(WORK INSTRUCTIONS):
Your task is to retype, word for word, the lines from the start of the data through the line holding "y = np.arange(len(ages))". Do not include the pictures.

(EXCERPTED DATA):
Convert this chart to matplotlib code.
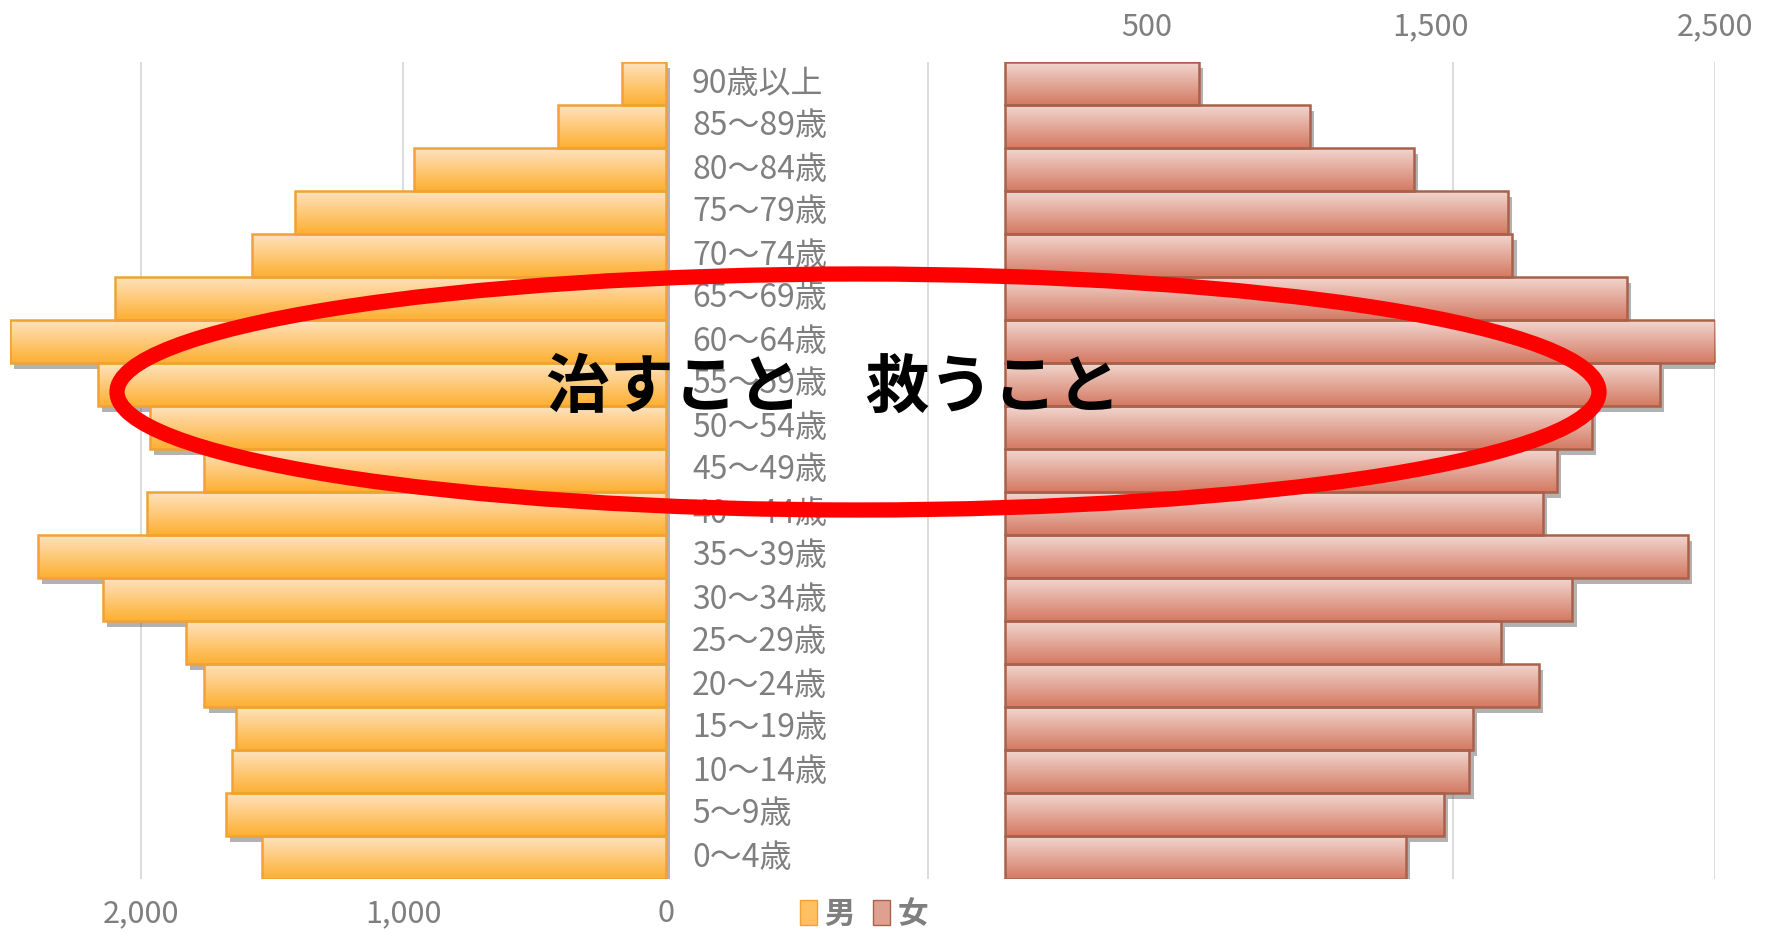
import matplotlib
matplotlib.use("Agg")
import matplotlib.pyplot as plt
import numpy as np
from matplotlib.colors import LinearSegmentedColormap
from matplotlib.patches import Ellipse, Patch
from matplotlib import patheffects as pe
from matplotlib.transforms import blended_transform_factory

plt.rcParams['font.family'] = ['Noto Sans CJK JP', 'DejaVu Sans']

# data (bottom -> top)
ages = ['0～4歳', '5～9歳', '10～14歳', '15～19歳', '20～24歳', '25～29歳',
        '30～34歳', '35～39歳', '40～44歳', '45～49歳', '50～54歳', '55～59歳',
        '60～64歳', '65～69歳', '70～74歳', '75～79歳', '80～84歳', '85～89歳',
        '90歳以上']
male = [1539, 1677, 1655, 1638, 1759, 1828, 2147, 2392, 1978, 1759,
        1966, 2164, 2500, 2099, 1578, 1414, 961, 409, 168]
female = [1413, 1545, 1636, 1648, 1879, 1748, 1998, 2404, 1895, 1943,
          2066, 2305, 2500, 2190, 1787, 1772, 1441, 1075, 685]
male_ticks = [2000, 1000, 0, -1000, -2000, -3000, -4000]
female_ticks = [500, 1500, 2500]
series_names = ['男', '女']
title_text = '治すこと　救うこと'

GRAY = '#7F7F7F'
W, H = 1773, 933
fig = plt.figure(figsize=(W / 100, H / 100), dpi=100)
ax = fig.add_axes([10 / W, 1 - 879 / H, (1715 - 10) / W, (879 - 62) / H])
ax2 = ax.twiny()

y = np.arange(len(ages))


def gradient_bars(a, vals, top, bottom, edge):
    shadow = [pe.SimplePatchShadow(offset=(3, -4), shadow_rgbFace='#555555', alpha=0.45),
              pe.Normal()]
    bars = a.barh(y, vals, height=1.0, color=bottom, edgecolor='none',
                  zorder=2, path_effects=shadow)
    cmap = LinearSegmentedColormap.from_list('g', [top, bottom])
    grad = np.linspace(0, 1, 64).reshape(-1, 1)
    for b in bars:
        x0, y0 = b.get_x(), b.get_y()
        im = a.imshow(grad, cmap=cmap, extent=(x0, x0 + b.get_width(), y0, y0 + b.get_height()),
                      origin='upper', aspect='auto', zorder=2.5)
        im.set_clip_path(b)
    a.barh(y, vals, height=1.0, fill=False, edgecolor=edge, linewidth=1.8, zorder=3)


gradient_bars(ax, male, '#FFE2BE', '#FDB032', '#F0A236')
gradient_bars(ax2, female, '#F1D6CF', '#D47A63', '#A9614B')

ax.set_xlim(2500, -4000)
ax2.set_xlim(-3500, 2500)
ax.set_ylim(-0.5, len(ages) - 0.5)

ax.set_xticks(male_ticks)
ax.set_xticklabels([f'{v:,}' if v >= 0 else '' for v in male_ticks])
ax.grid(axis='x', color='#D9D9D9', linewidth=1.3, zorder=0)
ax.set_axisbelow(True)
ax.tick_params(axis='x', length=0, pad=14, labelsize=22, labelcolor=GRAY)
ax.set_yticks([])

ax2.set_xticks(female_ticks)
ax2.set_xticklabels([f'{v:,}' for v in female_ticks])
ax2.tick_params(axis='x', length=0, pad=14, labelsize=22, labelcolor=GRAY)
for a in (ax, ax2):
    for s in a.spines.values():
        s.set_visible(False)

# age labels between the two halves
tr = blended_transform_factory(fig.transFigure, ax.transData)
for yi, lab in zip(y, ages):
    fig.text(692 / W, yi, lab, transform=tr, ha='left', va='center',
             fontsize=23, color=GRAY, zorder=5)

# legend
handles = [Patch(facecolor='#FEC060', edgecolor='#F0A236'),
           Patch(facecolor='#E0A090', edgecolor='#A9614B')]
leg = fig.legend(handles, series_names, loc='center', bbox_to_anchor=(864 / W, 1 - 914 / H),
                 ncol=2, frameon=False, handlelength=0.55, handleheight=0.9,
                 columnspacing=0.6, handletextpad=0.25, fontsize=22)
for t in leg.get_texts():
    t.set_color(GRAY)
    t.set_fontweight('bold')

# red ellipse and slogan
ell = Ellipse((858 / W, 1 - 392 / H), 1482 / W, 236 / H, transform=fig.transFigure,
              fill=False, edgecolor='#FF0000', linewidth=11, zorder=6)
fig.patches.append(ell)
fig.text(833 / W, 1 - 388 / H, title_text, ha='center', va='center', fontsize=46,
         fontweight='bold', color='black', zorder=7)

fig.savefig('out.png', dpi=100)
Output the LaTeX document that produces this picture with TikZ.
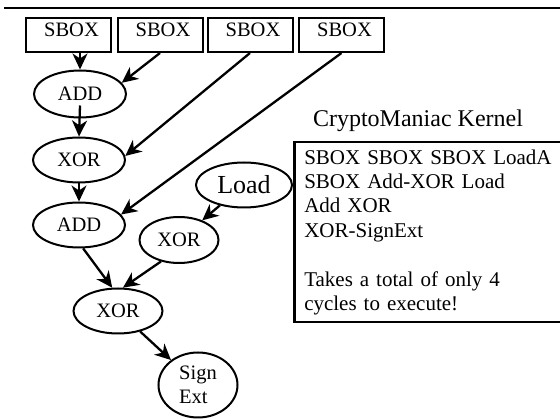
\documentclass[tikz,border=0pt]{standalone}
\usepackage{fontspec}
\setmainfont{Liberation Serif}
\usetikzlibrary{arrows.meta}
\usetikzlibrary{shapes.geometric}
\tikzset{>={Stealth[width=15pt,length=16pt,inset=5pt]}}
\tikzset{
    sbox/.style={draw, line width=2pt, minimum width=85pt, minimum height=34pt, inner ysep=2pt, text height=17pt, text depth=13pt, font=\fontsize{20.5}{24.5}\selectfont},
    op/.style={draw, ellipse, line width=2pt, inner sep=0pt, font=\fontsize{20.5}{24.5}\selectfont},
    dep/.style={draw, ->, line width=2.3pt}
}

\begin{document}
\begin{tikzpicture}[x=1pt, y=-1pt]
    \useasboundingbox (0,0) rectangle (560,419);
    \draw [line width=2.5pt] (4,8) -- (560,8);

    \node (sbox1) at (68.5,35) [sbox] {\hspace*{6pt}SBOX};
    \node (sbox2) at (160,35) [sbox] {\hspace*{6pt}SBOX};
    \node (sbox3) at (250,35) [sbox] {\hspace*{6pt}SBOX};
    \node (sbox4) at (341.5,35) [sbox] {\hspace*{6pt}SBOX};

    \node (add1) at (80,94) [op, minimum width=92pt, minimum height=47pt] {ADD};
    \node (xor1) at (79,160) [op, minimum width=92pt, minimum height=45pt] {XOR};
    \node (add2) at (79,225) [op, minimum width=92pt, minimum height=45pt] {ADD};
    \node (load) at (244,185) [op, minimum width=96pt, minimum height=45pt, font=\fontsize{26}{30}\selectfont] {Load};
    \node (xor2) at (179,240) [op, minimum width=79pt, minimum height=46pt] {XOR};
    \node (xor3) at (118,311) [op, minimum width=89pt, minimum height=45pt] {XOR};
    \node (sign) at (198,385) [op, minimum width=79pt, minimum height=65pt, align=left] {Sign\\Ext};

    \node (title) at (418,127) [anchor=base, font=\fontsize{24}{28}\selectfont] {CryptoManiac Kernel};
    \node (kernel) at (293,141) [draw, line width=2.5pt, anchor=north west, minimum height=180pt, text width=300pt, inner xsep=10pt, inner ysep=0pt, align=left, font=\fontsize{21}{24.4}\selectfont]
        {SBOX SBOX SBOX LoadA\\ SBOX Add-XOR Load\\ Add XOR\\ XOR-SignExt\\[\baselineskip] Takes a total of only 4\\ cycles to execute!};

    \path [dep] (sbox1.south -| add1) -- (add1);
    \path [dep] (sbox2.south) -- (add1.15);
    \path [dep] (sbox3.south) -- (xor1.5);
    \path [dep] (sbox4.south) -- (add2.14);
    \path [dep] ([yshift=13pt]add1.south) -- (xor1.north);
    \path [dep] (xor1.south) -- (add2.north);
    \path [dep] (load) -- (xor2);
    \path [dep] (add2.-80) -- (xor3.104);
    \path [dep] (xor2.-130) -- (xor3.78);
    \path [dep] (xor3) -- (sign);
\end{tikzpicture}
\end{document}
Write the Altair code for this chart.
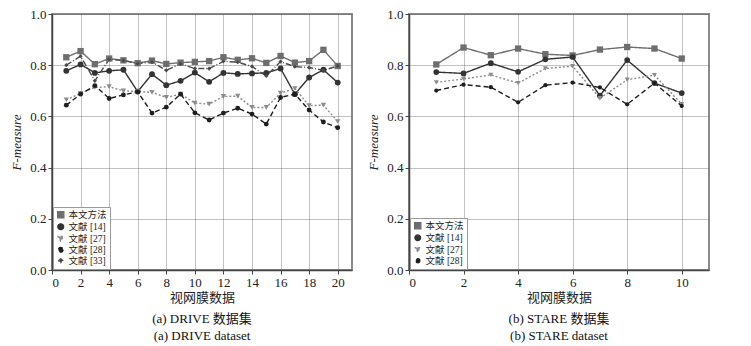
import altair as alt
import pandas as pd

series_names = ["本文方法", "文献 [14]", "文献 [27]", "文献 [28]", "文献 [33]"]

drive_x = list(range(1, 21))
drive_ours = [0.831, 0.855, 0.804, 0.826, 0.819, 0.808, 0.818, 0.805, 0.810, 0.813,
              0.816, 0.831, 0.821, 0.827, 0.809, 0.836, 0.810, 0.816, 0.860, 0.797]
drive_14 = [0.778, 0.803, 0.770, 0.778, 0.782, 0.697, 0.765, 0.722, 0.739, 0.771,
            0.735, 0.770, 0.766, 0.768, 0.770, 0.787, 0.687, 0.752, 0.782, 0.732]
drive_27 = [0.665, 0.690, 0.713, 0.716, 0.700, 0.697, 0.694, 0.674, 0.687, 0.652,
            0.648, 0.678, 0.679, 0.635, 0.635, 0.691, 0.709, 0.642, 0.644, 0.580]
drive_28 = [0.644, 0.687, 0.720, 0.670, 0.684, 0.696, 0.613, 0.636, 0.687, 0.614,
            0.586, 0.613, 0.632, 0.609, 0.570, 0.674, 0.687, 0.625, 0.578, 0.556]
drive_33 = [0.800, 0.835, 0.739, 0.823, 0.818, 0.806, 0.812, 0.780, 0.805, 0.787,
            0.787, 0.815, 0.812, 0.795, 0.758, 0.814, 0.794, 0.791, 0.780, 0.797]

stare_x = list(range(1, 11))
stare_ours = [0.803, 0.869, 0.839, 0.865, 0.843, 0.838, 0.861, 0.871, 0.865, 0.826]
stare_14 = [0.773, 0.768, 0.808, 0.774, 0.823, 0.832, 0.681, 0.820, 0.730, 0.691]
stare_27 = [0.733, 0.746, 0.762, 0.730, 0.787, 0.796, 0.671, 0.743, 0.761, 0.648]
stare_28 = [0.701, 0.724, 0.714, 0.655, 0.722, 0.732, 0.713, 0.647, 0.730, 0.641]

drive_ticks = [0, 2, 4, 6, 8, 10, 12, 14, 16, 18, 20]
stare_ticks = [0, 2, 4, 6, 8, 10]
y_ticks = [0.0, 0.2, 0.4, 0.6, 0.8, 1.0]

colors = ["#6e6e6e", "#333333", "#8c8c8c", "#1e1e1e", "#4a4a4a"]
dashes = [[1, 0], [1, 0], [2, 2], [5, 3], [6, 2, 1, 2]]
shapes = ["square", "circle", "triangle-down", "circle", "diamond"]
sizes = [40, 18, 32, 38, 14]

FONT = "Liberation Serif, Noto Sans CJK SC"


def make_df(xs, cols, names):
    rows = []
    for name, vals in zip(names, cols):
        for xv, yv in zip(xs, vals):
            rows.append({"x": xv, "y": yv, "series": name})
    return pd.DataFrame(rows)


def panel(df, names, xmax, ticks, title_lines):
    n = len(names)
    sc_color = alt.Scale(domain=names, range=colors[:n])
    sc_dash = alt.Scale(domain=names, range=dashes[:n])
    sc_shape = alt.Scale(domain=names, range=shapes[:n])
    sc_size = alt.Scale(domain=names, range=sizes[:n])
    leg = alt.Legend(
        title=None, orient="bottom-left", offset=1, padding=3,
        strokeColor="#9a9a9a", fillColor="white",
        labelFont=FONT, labelFontSize=9.5, labelColor="#222",
        rowPadding=0, symbolStrokeWidth=1.2, symbolOffset=0, symbolSize=30,
        labelOffset=3,
    )
    x_enc = alt.X("x:Q", scale=alt.Scale(domain=[0, xmax], nice=False, zero=True),
                  axis=alt.Axis(values=ticks, title="视网膜数据", format="d"))
    y_enc = alt.Y("y:Q", scale=alt.Scale(domain=[0, 1], nice=False),
                  axis=alt.Axis(values=y_ticks, format=".1f", title="F-measure",
                                titleFontStyle="italic"))
    lines = alt.Chart(df).mark_line(strokeWidth=1.4).encode(
        x=x_enc, y=y_enc,
        color=alt.Color("series:N", scale=sc_color, legend=leg, sort=names),
        strokeDash=alt.StrokeDash("series:N", scale=sc_dash, legend=leg, sort=names),
        detail="series:N",
    )
    points = alt.Chart(df).mark_point(filled=True, opacity=1).encode(
        x=x_enc, y=y_enc,
        color=alt.Color("series:N", scale=sc_color, legend=leg, sort=names),
        shape=alt.Shape("series:N", scale=sc_shape, legend=leg, sort=names),
        size=alt.Size("series:N", scale=sc_size, legend=None),
    )
    return alt.layer(lines, points).properties(
        width=300, height=256,
        title=alt.TitleParams(title_lines, orient="bottom", font=FONT, fontSize=13,
                              fontWeight="normal", color="#111", offset=9, lineHeight=17),
    )


df_drive = make_df(drive_x, [drive_ours, drive_14, drive_27, drive_28, drive_33], series_names)
df_stare = make_df(stare_x, [stare_ours, stare_14, stare_27, stare_28], series_names[:4])

left = panel(df_drive, series_names, 21, drive_ticks, ["(a) DRIVE 数据集", "(a) DRIVE dataset"])
right = panel(df_stare, series_names[:4], 11, stare_ticks, ["(b) STARE 数据集", "(b) STARE dataset"])

chart = alt.hconcat(left, right, spacing=13).resolve_scale(
    color="independent", shape="independent", strokeDash="independent", size="independent"
).properties(
    padding={"left": 9, "top": 7, "right": 5, "bottom": 0},
    background="white",
).configure_view(
    stroke="#8a8a8a", strokeWidth=2,
).configure_axis(
    labelFont=FONT, labelFontSize=13, labelColor="#222",
    titleFont=FONT, titleFontSize=13, titleFontWeight="normal", titleColor="#222",
    grid=True, gridColor="#666", gridDash=[1, 1], gridWidth=0.8,
    domainColor="#444", domainWidth=1.5, tickColor="#444", tickSize=4,
    labelPadding=2,
).configure_axisY(
    titlePadding=6,
).configure_axisX(
    titlePadding=2,
)

chart.save("out.html", embed_options={"renderer": "svg", "actions": False})
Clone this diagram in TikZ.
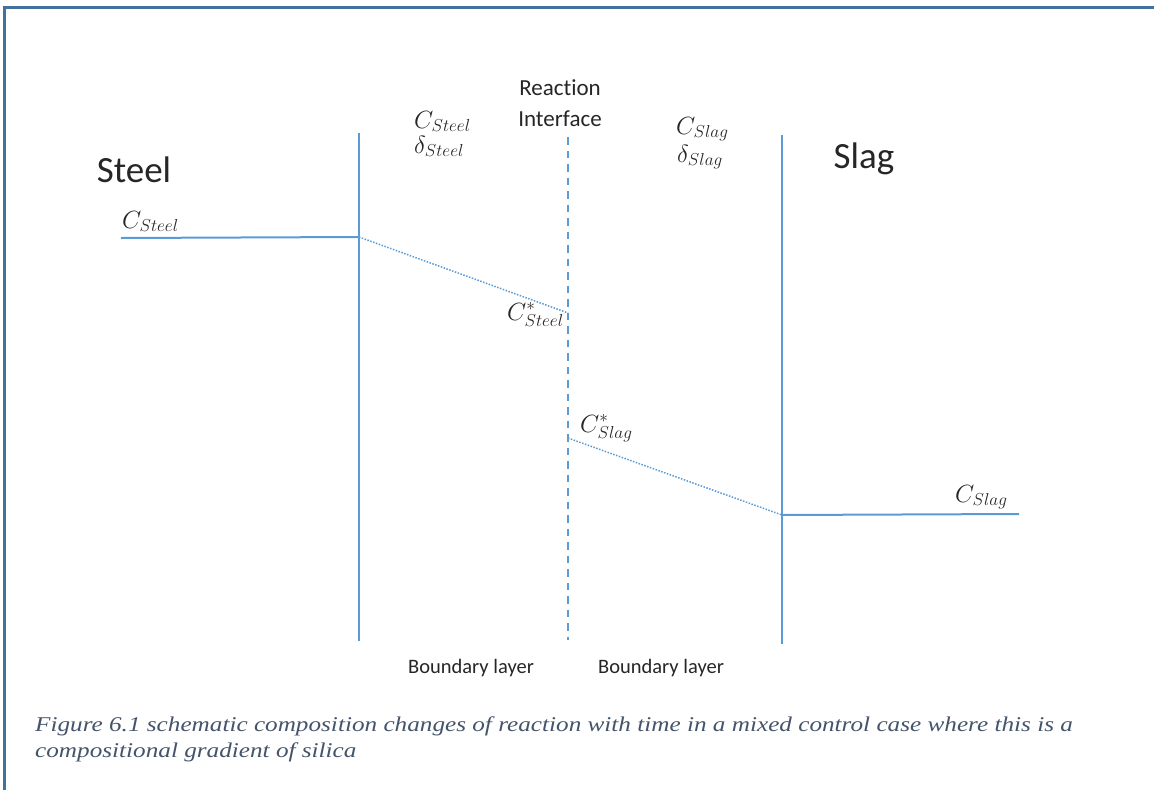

(THE RESULT):
Convert this chart to matplotlib code.
import matplotlib
matplotlib.use("Agg")
import matplotlib.pyplot as plt
import numpy as np
from matplotlib.colors import LinearSegmentedColormap
from matplotlib.patches import Ellipse, Patch
from matplotlib import patheffects as pe
from matplotlib.transforms import blended_transform_factory

plt.rcParams['font.family'] = ['Noto Sans CJK JP', 'DejaVu Sans']

# data (bottom -> top)
ages = ['0～4歳', '5～9歳', '10～14歳', '15～19歳', '20～24歳', '25～29歳',
        '30～34歳', '35～39歳', '40～44歳', '45～49歳', '50～54歳', '55～59歳',
        '60～64歳', '65～69歳', '70～74歳', '75～79歳', '80～84歳', '85～89歳',
        '90歳以上']
male = [1539, 1677, 1655, 1638, 1759, 1828, 2147, 2392, 1978, 1759,
        1966, 2164, 2500, 2099, 1578, 1414, 961, 409, 168]
female = [1413, 1545, 1636, 1648, 1879, 1748, 1998, 2404, 1895, 1943,
          2066, 2305, 2500, 2190, 1787, 1772, 1441, 1075, 685]
male_ticks = [2000, 1000, 0, -1000, -2000, -3000, -4000]
female_ticks = [500, 1500, 2500]
series_names = ['男', '女']
title_text = '治すこと　救うこと'

GRAY = '#7F7F7F'
W, H = 1773, 933
fig = plt.figure(figsize=(W / 100, H / 100), dpi=100)
ax = fig.add_axes([10 / W, 1 - 879 / H, (1715 - 10) / W, (879 - 62) / H])
ax2 = ax.twiny()

y = np.arange(len(ages))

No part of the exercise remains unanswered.